The Finance for Biodiversity (FfB) Foundation has published a guide for financial institutions, explaining how financial institutions can manage biodiversity and climate nexus in their investments and lending.

The guide, titled Unlocking the biodiversity-climate nexus, which was presented at the European Business and Nature Summit (EBNS) in Milan on the 11-12 October, was written by FfB Foundation’s Impact Assessment working group for bankers, insurers, asset managers and asset owners.

The guide outlines the synergies and trade-offs between climate and investment and lending solutions.

It acknowledges that these solutions – including agricultural, alternative energy sources, circular economy and Nature-based Solutions (NbS) – are key to solving the climate crises.

The guide provides five key recommendations to financial institutions to assist them in assessing their biodiversity impact, and therefore reducing it.
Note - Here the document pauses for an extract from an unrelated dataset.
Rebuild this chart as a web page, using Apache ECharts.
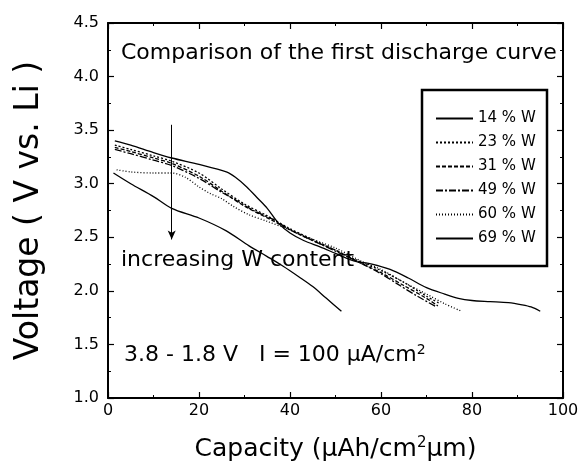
<!DOCTYPE html>
<html>
<head>
<meta charset="utf-8">
<script src="https://cdn.jsdelivr.net/npm/echarts@6/dist/echarts.min.js"></script>
<style>
  html, body { margin: 0; padding: 0; background: #fff; }
  #chart { width: 582px; height: 470px; }
</style>
</head>
<body>
<div id="chart"></div>
<script>
// capacity (uAh/cm2um) and voltage (V)
var cap14 = [1.5, 5, 10, 14, 20, 26, 28, 30.5, 33, 35, 37.5, 40, 43, 46.6, 50, 54, 58, 62, 66, 70, 74, 77, 80, 84, 88, 91, 93, 95];
var v14   = [3.40, 3.36, 3.29, 3.24, 3.18, 3.11, 3.06, 2.97, 2.86, 2.77, 2.63, 2.54, 2.47, 2.41, 2.35, 2.28, 2.25, 2.20, 2.12, 2.03, 1.97, 1.93, 1.91, 1.90, 1.89, 1.87, 1.85, 1.81];
var cap23 = [1.5, 5, 10, 14, 20, 25, 30, 35, 40, 46, 50, 55, 60, 65, 70, 73];
var v23   = [3.36, 3.32, 3.26, 3.21, 3.10, 2.95, 2.81, 2.70, 2.58, 2.46, 2.38, 2.28, 2.19, 2.08, 1.95, 1.88];
var cap31 = [1.5, 5, 10, 14, 20, 25, 30, 36, 40, 46, 50, 55, 60, 65, 70, 72.5];
var v31   = [3.34, 3.30, 3.24, 3.19, 3.07, 2.93, 2.79, 2.66, 2.57, 2.45, 2.38, 2.27, 2.17, 2.05, 1.93, 1.86];
var cap49 = [1.5, 5, 10, 14, 20, 25, 28, 32, 37, 40, 46, 50, 55, 60, 63.4, 68, 72.2];
var v49   = [3.32, 3.28, 3.22, 3.17, 3.05, 2.92, 2.85, 2.75, 2.65, 2.57, 2.45, 2.37, 2.27, 2.16, 2.07, 1.95, 1.85];
var cap60 = [1.9, 5, 10, 14, 17, 20, 22.4, 25, 27.5, 31, 34.9, 39.3, 45, 50, 56, 60, 65, 70, 74, 77.7];
var v60   = [3.13, 3.11, 3.10, 3.10, 3.06, 2.97, 2.91, 2.86, 2.79, 2.71, 2.65, 2.58, 2.48, 2.40, 2.27, 2.20, 2.08, 1.97, 1.88, 1.81];
var cap69 = [1.2, 5, 10, 14, 20, 26, 31, 35, 38.5, 42, 45, 48, 51.3];
var v69   = [3.10, 3.00, 2.88, 2.77, 2.68, 2.56, 2.42, 2.32, 2.23, 2.13, 2.04, 1.93, 1.81];

var names = ['14 % W', '23 % W', '31 % W', '49 % W', '60 % W', '69 % W'];
var caps = [cap14, cap23, cap31, cap49, cap60, cap69];
var volts = [v14, v23, v31, v49, v60, v69];
var dashes = ['solid', [2, 2], [4, 2], [7, 2, 2, 2], [1, 2], 'solid'];

// arrow "increasing W content"
var arrowFrom = [14, 3.55];
var arrowTo = [14, 2.48];

var xTicks = [0, 100, 20];
var yTicks = [1.0, 4.5, 0.5];

var FONT = 'DejaVu Sans';

function pairs(xs, ys) {
  var out = [];
  for (var i = 0; i < xs.length; i++) out.push([xs[i], ys[i]]);
  return out;
}

var series = [];
for (var i = 0; i < names.length; i++) {
  series.push({
    name: names[i],
    type: 'line',
    smooth: 0.3,
    showSymbol: false,
    symbol: 'none',
    data: pairs(caps[i], volts[i]),
    lineStyle: { color: '#000', width: 1.3, type: dashes[i] },
    itemStyle: { color: '#000' }
  });
}
series[0].markLine = {
  silent: true,
  symbol: ['none', 'arrow'],
  symbolSize: [6, 9],
  label: { show: false },
  lineStyle: { color: '#000', width: 1, type: 'solid' },
  data: [[{ coord: arrowFrom }, { coord: arrowTo }]]
};

var axisCommon = {
  axisLine: { show: true, onZero: false, lineStyle: { color: '#000', width: 2 } },
  axisTick: { show: true, inside: true, length: 6, lineStyle: { color: '#000', width: 1.2 } },
  minorTick: { show: true, splitNumber: 2, length: 3, lineStyle: { color: '#000', width: 1 } },
  splitLine: { show: false }
};

var chart = echarts.init(document.getElementById('chart'));
chart.setOption({
  backgroundColor: '#fff',
  animation: false,
  grid: { left: 108, right: 19, top: 23, bottom: 72 },
  xAxis: [
    Object.assign({
      type: 'value', min: xTicks[0], max: xTicks[1], interval: xTicks[2],
      name: 'Capacity (\u03bcAh/cm{s|2}\u03bcm)',
      nameLocation: 'middle', nameGap: 38,
      nameTextStyle: {
        fontFamily: FONT, fontSize: 25, color: '#000',
        rich: { s: { fontSize: 15, verticalAlign: 'top', padding: [0, 0, 12, 0], color: '#000', fontFamily: FONT } }
      },
      axisLabel: { fontFamily: FONT, fontSize: 16, color: '#000', margin: 5 }
    }, axisCommon),
    Object.assign({
      type: 'value', position: 'top', min: xTicks[0], max: xTicks[1], interval: xTicks[2],
      axisLabel: { show: false }
    }, axisCommon)
  ],
  yAxis: [
    Object.assign({
      type: 'value', min: yTicks[0], max: yTicks[1], interval: yTicks[2],
      name: 'Voltage ( V vs. Li )',
      nameLocation: 'middle', nameGap: 62, nameRotate: 90,
      nameTextStyle: { fontFamily: FONT, fontSize: 33, color: '#000' },
      axisLabel: {
        fontFamily: FONT, fontSize: 16, color: '#000', margin: 9,
        formatter: function (v) { return v.toFixed(1); }
      }
    }, axisCommon),
    Object.assign({
      type: 'value', position: 'right', min: yTicks[0], max: yTicks[1], interval: yTicks[2],
      axisLabel: { show: false }
    }, axisCommon)
  ],
  legend: {
    data: names,
    orient: 'vertical',
    left: 435, top: 111,
    padding: 0,
    itemWidth: 37, itemHeight: 14, itemGap: 9,
    itemStyle: { opacity: 0, borderWidth: 0 },
    textStyle: { fontFamily: FONT, fontSize: 15, color: '#000' },
    z: 10
  },
  graphic: [
    {
      type: 'rect', z: 5,
      shape: { x: 422, y: 90, width: 125, height: 176 },
      style: { fill: '#fff', stroke: '#000', lineWidth: 2.5 }
    },
    {
      type: 'text', left: 121, top: 42, z: 6,
      style: { text: 'Comparison of the first discharge curve', fontFamily: FONT, fontSize: 22, fill: '#000' }
    },
    {
      type: 'text', left: 121, top: 249, z: 6,
      style: { text: 'increasing W content', fontFamily: FONT, fontSize: 22, fill: '#000' }
    },
    {
      type: 'text', left: 124, top: 343, z: 6,
      style: {
        text: '3.8 - 1.8 V   I = 100 \u03bcA/cm{s|2}',
        fontFamily: FONT, fontSize: 22, fill: '#000',
        rich: { s: { fontSize: 14, verticalAlign: 'top', padding: [0, 0, 10, 0], fill: '#000', fontFamily: FONT } }
      }
    }
  ],
  series: series
});
</script>
</body>
</html>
These are:

  1. Finance synergy-generating solutions for the biodiversity and climate nexus
  2. Identify and prioritise sectors with a high impact on biodiversity and climate
  3. Engage with companies on nexus topics by utilising existing frameworks
  4. Set up sector policies, acknowledging synergies and trade-offs between biodiversity and climate
  5. Integrate biodiversity into climate targets, policy and reporting

Destruction of nature

At a session at the event, Florika Fink-Hooijer, director general of the environment department of the European Commission, discussed how the loss of nature has impacted the economy and the volatility of social systems.

“The increased cost in liabilities in environmental degradation, soil erosion, water pollution are equidistant functionalities. This means that if they fail to be maintained, the global economy would risk losing around $5trn a year from the loss of these natural services.
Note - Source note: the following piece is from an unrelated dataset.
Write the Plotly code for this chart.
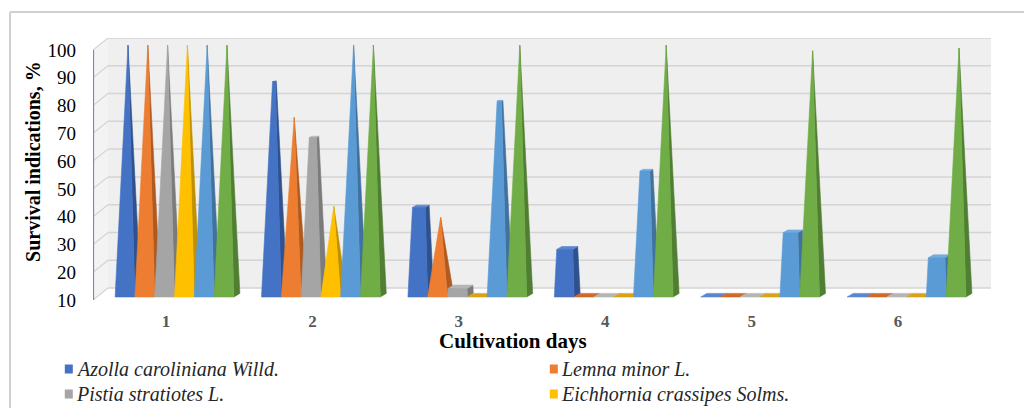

“I don’t want to monetise nature, but we need to understand the real value of nature.”

As the conversation continued among panellists, Frank Elderson, member of the executive board and vice-chair of the supervisory board of European Central Reserve, echoed Fink-Hooijer’s statements: “Destroy nature, destroy the economy.”

This is supported by research conducted by European Central Bank (ECB) on the exposure of firms to nature-related services, which found that “72% of firms depend on at least one or more nature-related services”, Elderson claimed.
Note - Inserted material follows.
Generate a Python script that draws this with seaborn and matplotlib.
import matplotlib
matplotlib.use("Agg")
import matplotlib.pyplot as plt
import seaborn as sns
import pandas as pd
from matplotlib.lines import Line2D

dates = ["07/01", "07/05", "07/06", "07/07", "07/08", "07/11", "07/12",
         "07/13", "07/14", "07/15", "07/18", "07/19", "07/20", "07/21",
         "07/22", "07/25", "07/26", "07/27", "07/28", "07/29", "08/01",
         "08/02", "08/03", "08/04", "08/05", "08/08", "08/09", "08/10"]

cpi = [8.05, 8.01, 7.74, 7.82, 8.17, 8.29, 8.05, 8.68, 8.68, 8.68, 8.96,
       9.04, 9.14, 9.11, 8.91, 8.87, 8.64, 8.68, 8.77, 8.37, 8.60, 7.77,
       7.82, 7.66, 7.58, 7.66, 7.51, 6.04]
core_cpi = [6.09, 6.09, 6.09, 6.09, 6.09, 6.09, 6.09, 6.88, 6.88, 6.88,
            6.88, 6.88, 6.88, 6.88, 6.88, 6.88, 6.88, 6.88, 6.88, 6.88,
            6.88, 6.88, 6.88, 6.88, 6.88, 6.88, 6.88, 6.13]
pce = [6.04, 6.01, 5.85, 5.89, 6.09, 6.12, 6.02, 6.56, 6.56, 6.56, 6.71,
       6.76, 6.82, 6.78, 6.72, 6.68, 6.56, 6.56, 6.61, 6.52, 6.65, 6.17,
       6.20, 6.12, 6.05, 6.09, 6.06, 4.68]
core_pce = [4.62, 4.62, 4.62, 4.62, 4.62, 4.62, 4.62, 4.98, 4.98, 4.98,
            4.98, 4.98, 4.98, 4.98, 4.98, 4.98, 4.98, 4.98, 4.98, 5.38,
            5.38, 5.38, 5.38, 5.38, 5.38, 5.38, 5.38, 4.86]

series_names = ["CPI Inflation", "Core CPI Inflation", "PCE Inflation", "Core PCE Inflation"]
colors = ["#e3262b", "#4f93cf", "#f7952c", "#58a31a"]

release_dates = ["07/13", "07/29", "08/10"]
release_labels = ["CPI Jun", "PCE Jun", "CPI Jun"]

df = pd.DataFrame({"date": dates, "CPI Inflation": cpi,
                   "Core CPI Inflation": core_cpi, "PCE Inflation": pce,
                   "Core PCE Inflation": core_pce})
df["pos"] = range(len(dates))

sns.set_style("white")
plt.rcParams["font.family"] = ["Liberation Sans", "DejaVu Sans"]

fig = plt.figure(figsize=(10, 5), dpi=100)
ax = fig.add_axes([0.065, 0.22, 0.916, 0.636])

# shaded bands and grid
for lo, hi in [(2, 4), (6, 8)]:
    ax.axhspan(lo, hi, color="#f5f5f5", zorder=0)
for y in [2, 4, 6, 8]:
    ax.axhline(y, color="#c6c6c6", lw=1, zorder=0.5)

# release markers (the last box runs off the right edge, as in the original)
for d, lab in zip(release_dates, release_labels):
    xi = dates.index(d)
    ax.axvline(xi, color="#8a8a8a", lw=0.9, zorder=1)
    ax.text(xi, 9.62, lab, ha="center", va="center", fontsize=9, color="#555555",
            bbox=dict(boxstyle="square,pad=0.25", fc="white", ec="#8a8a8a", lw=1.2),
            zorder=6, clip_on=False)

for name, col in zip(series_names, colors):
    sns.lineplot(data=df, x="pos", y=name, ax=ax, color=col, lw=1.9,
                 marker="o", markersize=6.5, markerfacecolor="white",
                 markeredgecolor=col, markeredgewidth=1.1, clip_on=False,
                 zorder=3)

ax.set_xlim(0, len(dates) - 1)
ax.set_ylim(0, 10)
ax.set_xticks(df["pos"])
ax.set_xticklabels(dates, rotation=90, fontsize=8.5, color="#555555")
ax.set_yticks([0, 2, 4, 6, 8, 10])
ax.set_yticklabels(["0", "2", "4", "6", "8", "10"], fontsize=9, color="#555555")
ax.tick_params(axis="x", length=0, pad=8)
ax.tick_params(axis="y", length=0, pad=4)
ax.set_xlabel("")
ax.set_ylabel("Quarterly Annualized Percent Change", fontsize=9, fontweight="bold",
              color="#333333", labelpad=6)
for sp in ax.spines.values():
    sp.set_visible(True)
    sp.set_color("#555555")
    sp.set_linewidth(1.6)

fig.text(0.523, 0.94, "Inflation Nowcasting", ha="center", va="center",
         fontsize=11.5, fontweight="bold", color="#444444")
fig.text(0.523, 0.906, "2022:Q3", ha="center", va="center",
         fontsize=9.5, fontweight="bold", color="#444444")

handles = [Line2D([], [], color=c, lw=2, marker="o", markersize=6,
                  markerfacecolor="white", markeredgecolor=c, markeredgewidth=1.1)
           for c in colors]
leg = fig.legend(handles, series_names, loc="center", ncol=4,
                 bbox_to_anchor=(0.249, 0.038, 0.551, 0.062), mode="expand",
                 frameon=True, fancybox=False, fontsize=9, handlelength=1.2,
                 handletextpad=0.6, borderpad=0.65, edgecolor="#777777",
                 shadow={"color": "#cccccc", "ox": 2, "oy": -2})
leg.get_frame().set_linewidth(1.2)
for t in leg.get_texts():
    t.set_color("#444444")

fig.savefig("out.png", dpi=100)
The nexus guide hopes to “utilise renewable energy, taking a results-based approach to help financial institutions mitigate trade-offs and exploit synergies”, its authors write.

One of the authors, and head of group strategy and ESG at UniCredit, Fiona Melrose, said: “Addressing the challenges of climate change and biodiversity loss can no longer be postponed. The economy must profoundly rethink certain paradigms to be truly sustainable, and financial institutions have their part to play in this.

“This paper lays out the key pillars, linking the issues of climate change with those of the impacts on nature. It is the first time that financial institutions have collaborated to formulate a comprehensive analysis that not only identifies best practices and approaches, but also highlights the trade-offs and difficulties to be faced on the path to natural capital preservation.”